→ WHAT IS ASKED: Look through the data for the string "this". Copy every line where it is found.

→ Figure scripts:
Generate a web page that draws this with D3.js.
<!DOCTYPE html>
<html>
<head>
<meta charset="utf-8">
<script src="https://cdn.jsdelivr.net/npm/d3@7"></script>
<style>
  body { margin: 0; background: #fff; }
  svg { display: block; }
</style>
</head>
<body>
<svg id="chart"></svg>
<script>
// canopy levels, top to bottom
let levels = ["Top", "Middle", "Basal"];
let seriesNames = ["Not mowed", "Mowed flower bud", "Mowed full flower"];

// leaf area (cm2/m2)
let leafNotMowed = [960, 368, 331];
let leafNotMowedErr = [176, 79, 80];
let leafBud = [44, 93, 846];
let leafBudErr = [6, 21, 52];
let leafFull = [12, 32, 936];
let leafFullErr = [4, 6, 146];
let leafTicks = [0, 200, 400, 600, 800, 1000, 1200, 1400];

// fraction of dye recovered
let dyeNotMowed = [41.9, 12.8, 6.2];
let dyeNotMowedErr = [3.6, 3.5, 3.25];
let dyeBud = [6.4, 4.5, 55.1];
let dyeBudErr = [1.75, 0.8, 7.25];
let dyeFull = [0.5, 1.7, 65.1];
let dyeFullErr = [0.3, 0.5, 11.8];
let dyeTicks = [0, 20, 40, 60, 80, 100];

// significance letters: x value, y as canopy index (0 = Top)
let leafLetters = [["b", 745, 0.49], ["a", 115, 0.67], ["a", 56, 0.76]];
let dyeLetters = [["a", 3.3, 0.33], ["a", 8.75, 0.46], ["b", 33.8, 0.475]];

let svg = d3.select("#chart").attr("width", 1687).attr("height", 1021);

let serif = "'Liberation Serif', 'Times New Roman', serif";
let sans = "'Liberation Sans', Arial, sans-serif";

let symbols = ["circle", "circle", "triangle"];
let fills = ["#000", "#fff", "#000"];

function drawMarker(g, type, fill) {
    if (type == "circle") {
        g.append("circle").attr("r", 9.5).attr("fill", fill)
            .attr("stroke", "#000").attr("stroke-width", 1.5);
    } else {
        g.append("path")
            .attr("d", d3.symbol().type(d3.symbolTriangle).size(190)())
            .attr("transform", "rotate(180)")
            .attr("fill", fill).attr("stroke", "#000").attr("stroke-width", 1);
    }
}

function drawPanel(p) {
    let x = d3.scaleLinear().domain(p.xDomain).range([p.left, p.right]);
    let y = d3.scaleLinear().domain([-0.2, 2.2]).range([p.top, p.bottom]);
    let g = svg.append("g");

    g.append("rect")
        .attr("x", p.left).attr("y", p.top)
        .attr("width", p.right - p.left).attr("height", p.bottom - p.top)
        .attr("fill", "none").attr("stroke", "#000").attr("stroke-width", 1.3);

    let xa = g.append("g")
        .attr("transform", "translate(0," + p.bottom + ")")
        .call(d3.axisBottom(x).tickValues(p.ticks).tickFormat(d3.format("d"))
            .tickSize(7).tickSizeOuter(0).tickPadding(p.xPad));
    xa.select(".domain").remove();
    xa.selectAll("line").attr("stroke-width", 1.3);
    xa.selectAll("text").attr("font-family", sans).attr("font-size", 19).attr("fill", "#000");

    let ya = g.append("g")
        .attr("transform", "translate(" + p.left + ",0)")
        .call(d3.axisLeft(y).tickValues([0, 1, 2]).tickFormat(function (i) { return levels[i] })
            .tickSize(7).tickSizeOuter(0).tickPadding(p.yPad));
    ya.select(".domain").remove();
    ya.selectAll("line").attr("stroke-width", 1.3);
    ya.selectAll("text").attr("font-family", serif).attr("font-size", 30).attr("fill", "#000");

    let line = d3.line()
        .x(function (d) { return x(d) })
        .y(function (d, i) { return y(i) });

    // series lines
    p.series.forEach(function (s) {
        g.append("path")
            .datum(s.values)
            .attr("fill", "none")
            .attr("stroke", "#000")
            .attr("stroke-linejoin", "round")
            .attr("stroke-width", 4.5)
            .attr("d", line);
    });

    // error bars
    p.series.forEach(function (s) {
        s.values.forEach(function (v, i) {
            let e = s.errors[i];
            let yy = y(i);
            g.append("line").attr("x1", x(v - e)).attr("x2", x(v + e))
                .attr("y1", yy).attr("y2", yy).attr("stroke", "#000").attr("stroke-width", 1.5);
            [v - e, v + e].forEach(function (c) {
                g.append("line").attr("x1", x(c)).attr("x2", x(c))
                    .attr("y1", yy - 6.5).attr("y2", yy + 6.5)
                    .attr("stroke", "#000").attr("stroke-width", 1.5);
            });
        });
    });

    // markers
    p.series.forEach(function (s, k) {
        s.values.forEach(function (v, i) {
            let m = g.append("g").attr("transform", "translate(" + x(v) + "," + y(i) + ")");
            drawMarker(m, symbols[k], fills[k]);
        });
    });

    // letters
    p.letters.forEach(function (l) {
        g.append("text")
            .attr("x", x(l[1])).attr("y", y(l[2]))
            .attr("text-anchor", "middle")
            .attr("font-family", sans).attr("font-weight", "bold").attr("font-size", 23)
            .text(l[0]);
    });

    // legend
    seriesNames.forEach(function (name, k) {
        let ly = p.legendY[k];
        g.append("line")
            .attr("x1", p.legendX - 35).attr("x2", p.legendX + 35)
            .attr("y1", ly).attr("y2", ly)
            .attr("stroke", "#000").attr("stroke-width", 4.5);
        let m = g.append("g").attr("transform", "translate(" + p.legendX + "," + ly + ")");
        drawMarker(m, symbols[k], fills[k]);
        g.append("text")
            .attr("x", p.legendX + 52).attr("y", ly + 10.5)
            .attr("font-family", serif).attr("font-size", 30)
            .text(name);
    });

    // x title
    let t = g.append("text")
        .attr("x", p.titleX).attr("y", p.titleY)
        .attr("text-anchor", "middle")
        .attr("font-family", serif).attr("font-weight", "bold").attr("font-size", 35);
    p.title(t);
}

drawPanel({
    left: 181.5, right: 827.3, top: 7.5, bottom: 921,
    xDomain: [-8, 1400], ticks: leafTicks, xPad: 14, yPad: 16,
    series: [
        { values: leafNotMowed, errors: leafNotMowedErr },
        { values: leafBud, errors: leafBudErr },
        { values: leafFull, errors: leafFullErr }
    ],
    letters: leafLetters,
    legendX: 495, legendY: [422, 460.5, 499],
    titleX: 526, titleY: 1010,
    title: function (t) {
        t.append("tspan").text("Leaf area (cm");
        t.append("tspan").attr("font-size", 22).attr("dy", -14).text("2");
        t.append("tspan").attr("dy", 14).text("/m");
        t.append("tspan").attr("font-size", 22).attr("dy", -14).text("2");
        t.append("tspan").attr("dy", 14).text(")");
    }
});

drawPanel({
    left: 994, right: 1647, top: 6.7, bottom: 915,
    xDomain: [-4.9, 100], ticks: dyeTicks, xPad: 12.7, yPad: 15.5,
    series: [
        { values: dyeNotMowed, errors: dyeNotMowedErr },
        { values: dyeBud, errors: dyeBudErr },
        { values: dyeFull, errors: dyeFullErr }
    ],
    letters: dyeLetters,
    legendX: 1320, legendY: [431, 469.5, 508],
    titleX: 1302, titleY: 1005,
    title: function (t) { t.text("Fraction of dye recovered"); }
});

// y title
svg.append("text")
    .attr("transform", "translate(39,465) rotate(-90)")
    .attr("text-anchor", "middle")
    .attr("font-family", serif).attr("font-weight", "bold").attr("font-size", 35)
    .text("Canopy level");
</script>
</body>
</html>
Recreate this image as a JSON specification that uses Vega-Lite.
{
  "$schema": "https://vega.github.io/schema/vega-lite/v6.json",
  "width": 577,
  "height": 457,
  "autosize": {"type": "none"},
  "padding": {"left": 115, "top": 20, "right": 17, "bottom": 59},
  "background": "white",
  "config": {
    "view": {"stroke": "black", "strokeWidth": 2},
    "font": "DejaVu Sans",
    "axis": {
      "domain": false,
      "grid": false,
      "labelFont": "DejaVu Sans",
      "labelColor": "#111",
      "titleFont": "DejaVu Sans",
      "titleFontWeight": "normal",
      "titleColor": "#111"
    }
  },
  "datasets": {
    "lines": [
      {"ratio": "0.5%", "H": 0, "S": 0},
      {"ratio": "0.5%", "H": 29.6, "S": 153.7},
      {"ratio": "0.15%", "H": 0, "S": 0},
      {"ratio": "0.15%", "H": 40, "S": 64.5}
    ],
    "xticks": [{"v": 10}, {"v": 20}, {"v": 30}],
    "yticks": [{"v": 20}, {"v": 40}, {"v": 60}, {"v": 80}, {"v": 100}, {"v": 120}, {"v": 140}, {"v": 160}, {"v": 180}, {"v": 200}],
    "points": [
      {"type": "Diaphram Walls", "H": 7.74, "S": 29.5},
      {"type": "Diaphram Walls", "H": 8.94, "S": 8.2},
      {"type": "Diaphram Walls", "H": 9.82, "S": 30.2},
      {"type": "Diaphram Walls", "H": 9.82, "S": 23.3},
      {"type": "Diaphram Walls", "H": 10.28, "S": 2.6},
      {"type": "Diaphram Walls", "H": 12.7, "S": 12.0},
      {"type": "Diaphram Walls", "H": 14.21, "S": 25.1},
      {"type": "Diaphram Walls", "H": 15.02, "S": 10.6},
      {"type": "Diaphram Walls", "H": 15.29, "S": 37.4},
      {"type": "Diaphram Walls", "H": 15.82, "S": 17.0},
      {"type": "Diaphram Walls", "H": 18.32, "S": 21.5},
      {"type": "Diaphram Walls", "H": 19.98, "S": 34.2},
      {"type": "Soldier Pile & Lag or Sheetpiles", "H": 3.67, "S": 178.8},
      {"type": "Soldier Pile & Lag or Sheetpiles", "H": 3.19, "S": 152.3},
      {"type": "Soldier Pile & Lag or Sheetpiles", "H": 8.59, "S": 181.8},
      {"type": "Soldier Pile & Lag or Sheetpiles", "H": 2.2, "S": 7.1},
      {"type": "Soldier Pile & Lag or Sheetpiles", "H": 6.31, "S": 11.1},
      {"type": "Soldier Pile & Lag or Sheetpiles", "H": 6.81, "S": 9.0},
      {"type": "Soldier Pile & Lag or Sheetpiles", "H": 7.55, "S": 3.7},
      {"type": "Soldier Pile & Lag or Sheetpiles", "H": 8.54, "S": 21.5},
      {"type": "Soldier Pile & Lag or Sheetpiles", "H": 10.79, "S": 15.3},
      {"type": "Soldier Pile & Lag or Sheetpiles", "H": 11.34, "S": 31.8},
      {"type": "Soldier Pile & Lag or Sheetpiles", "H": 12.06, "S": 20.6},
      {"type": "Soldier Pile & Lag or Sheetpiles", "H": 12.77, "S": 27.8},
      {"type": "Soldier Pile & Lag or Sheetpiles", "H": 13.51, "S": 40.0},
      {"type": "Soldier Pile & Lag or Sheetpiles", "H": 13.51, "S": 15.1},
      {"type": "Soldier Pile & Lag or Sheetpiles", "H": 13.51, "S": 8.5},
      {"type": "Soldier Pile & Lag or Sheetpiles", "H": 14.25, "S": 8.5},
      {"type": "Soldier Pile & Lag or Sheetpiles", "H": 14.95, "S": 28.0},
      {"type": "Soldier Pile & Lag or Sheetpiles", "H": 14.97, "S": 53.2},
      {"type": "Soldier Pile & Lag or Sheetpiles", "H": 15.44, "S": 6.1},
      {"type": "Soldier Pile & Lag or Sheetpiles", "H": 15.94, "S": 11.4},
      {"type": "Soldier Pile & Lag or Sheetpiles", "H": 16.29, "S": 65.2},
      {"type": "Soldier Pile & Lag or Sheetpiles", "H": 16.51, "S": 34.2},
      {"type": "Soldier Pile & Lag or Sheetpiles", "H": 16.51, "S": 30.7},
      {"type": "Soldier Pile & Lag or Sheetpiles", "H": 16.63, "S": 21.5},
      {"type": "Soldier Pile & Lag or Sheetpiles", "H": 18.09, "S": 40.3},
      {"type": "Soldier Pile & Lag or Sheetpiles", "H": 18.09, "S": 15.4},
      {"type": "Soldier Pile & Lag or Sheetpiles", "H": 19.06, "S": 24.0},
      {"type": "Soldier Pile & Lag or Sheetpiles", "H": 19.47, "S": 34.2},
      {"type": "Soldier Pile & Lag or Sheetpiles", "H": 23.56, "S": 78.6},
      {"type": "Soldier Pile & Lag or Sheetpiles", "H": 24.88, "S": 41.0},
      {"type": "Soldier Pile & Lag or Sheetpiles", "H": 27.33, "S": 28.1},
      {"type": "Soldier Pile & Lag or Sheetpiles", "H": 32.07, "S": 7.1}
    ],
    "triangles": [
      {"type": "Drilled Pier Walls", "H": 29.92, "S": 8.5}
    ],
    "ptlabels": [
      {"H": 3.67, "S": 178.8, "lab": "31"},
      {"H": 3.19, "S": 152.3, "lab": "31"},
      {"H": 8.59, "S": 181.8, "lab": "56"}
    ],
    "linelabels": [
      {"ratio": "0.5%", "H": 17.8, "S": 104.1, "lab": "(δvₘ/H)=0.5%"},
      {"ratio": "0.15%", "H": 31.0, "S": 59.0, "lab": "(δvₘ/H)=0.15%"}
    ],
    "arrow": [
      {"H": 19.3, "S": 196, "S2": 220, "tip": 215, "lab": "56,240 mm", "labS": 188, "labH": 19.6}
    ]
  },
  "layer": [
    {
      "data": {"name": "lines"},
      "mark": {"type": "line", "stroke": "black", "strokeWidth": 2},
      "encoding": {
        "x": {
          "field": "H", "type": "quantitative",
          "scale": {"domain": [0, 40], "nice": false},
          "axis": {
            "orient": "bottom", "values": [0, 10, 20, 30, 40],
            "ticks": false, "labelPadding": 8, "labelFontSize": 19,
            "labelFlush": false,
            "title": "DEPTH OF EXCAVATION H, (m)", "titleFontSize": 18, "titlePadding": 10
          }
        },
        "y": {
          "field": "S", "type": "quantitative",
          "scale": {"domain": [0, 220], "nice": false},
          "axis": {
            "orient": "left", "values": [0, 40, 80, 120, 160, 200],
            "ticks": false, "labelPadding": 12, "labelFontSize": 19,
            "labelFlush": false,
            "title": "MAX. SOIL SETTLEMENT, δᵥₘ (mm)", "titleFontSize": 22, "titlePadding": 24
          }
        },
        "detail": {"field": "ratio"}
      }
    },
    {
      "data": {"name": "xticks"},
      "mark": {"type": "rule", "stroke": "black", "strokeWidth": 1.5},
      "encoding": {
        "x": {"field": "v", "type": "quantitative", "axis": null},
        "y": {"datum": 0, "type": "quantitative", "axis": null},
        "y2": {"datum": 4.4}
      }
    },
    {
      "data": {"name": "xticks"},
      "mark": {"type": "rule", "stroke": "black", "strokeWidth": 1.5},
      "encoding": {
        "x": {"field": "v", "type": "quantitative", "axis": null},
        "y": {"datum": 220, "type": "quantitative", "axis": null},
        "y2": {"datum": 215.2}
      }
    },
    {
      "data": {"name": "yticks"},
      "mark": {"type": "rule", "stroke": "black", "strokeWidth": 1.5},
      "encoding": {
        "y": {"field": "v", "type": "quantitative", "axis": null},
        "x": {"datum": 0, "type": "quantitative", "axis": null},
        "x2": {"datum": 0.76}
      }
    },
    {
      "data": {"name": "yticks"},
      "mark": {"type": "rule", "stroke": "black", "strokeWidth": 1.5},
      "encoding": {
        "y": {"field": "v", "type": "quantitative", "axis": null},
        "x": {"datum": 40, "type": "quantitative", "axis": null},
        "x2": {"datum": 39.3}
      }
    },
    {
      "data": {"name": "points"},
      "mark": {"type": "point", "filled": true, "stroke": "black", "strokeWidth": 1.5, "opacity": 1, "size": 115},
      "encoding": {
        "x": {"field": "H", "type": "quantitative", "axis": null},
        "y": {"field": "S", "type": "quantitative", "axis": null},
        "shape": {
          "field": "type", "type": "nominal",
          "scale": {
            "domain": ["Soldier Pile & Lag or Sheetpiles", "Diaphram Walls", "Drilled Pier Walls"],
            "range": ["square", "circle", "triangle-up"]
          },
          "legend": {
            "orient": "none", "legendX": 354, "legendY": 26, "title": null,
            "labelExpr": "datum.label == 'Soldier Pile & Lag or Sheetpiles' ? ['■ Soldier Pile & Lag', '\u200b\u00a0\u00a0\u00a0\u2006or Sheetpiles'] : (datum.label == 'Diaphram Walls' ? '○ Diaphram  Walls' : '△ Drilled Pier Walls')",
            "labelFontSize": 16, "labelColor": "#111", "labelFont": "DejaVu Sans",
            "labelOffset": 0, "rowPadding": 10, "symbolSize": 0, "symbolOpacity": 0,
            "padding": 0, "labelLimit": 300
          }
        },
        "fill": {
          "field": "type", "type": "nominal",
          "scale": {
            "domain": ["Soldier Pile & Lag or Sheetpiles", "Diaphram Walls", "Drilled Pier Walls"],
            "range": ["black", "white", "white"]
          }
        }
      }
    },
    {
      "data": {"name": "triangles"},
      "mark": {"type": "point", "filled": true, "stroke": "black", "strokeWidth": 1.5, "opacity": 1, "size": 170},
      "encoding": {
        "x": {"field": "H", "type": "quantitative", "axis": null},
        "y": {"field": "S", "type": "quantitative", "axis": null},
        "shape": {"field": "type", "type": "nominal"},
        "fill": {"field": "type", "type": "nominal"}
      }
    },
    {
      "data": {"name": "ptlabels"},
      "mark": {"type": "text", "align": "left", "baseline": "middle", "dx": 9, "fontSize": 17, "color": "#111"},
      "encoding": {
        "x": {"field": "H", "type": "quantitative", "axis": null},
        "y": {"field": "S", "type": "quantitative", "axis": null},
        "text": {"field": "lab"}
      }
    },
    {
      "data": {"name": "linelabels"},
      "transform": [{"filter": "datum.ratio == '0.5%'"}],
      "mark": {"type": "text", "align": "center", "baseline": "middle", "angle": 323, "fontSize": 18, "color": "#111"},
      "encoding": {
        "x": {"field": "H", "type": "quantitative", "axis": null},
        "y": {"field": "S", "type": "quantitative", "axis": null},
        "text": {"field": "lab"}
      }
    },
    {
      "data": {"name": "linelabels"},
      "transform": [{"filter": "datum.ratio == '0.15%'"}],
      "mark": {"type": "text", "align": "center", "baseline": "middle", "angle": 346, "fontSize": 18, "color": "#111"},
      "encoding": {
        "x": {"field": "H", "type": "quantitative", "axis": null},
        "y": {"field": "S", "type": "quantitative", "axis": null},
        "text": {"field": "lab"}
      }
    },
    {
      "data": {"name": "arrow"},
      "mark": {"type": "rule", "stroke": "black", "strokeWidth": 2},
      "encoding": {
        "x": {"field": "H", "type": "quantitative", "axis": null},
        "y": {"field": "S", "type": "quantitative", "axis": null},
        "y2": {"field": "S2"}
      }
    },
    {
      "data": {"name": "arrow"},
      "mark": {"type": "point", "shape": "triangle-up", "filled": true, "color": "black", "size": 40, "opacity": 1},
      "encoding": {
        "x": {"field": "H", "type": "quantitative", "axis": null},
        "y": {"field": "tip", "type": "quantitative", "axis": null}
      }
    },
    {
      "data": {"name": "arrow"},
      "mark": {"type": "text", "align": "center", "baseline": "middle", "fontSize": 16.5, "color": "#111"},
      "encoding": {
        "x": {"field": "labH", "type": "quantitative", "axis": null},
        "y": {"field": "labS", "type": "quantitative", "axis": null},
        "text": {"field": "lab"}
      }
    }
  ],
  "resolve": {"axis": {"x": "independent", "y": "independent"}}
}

→ TASK SOLUTION:
Generate a web page that draws this with D3.js.
Recreate this image as a JSON specification that uses Vega-Lite.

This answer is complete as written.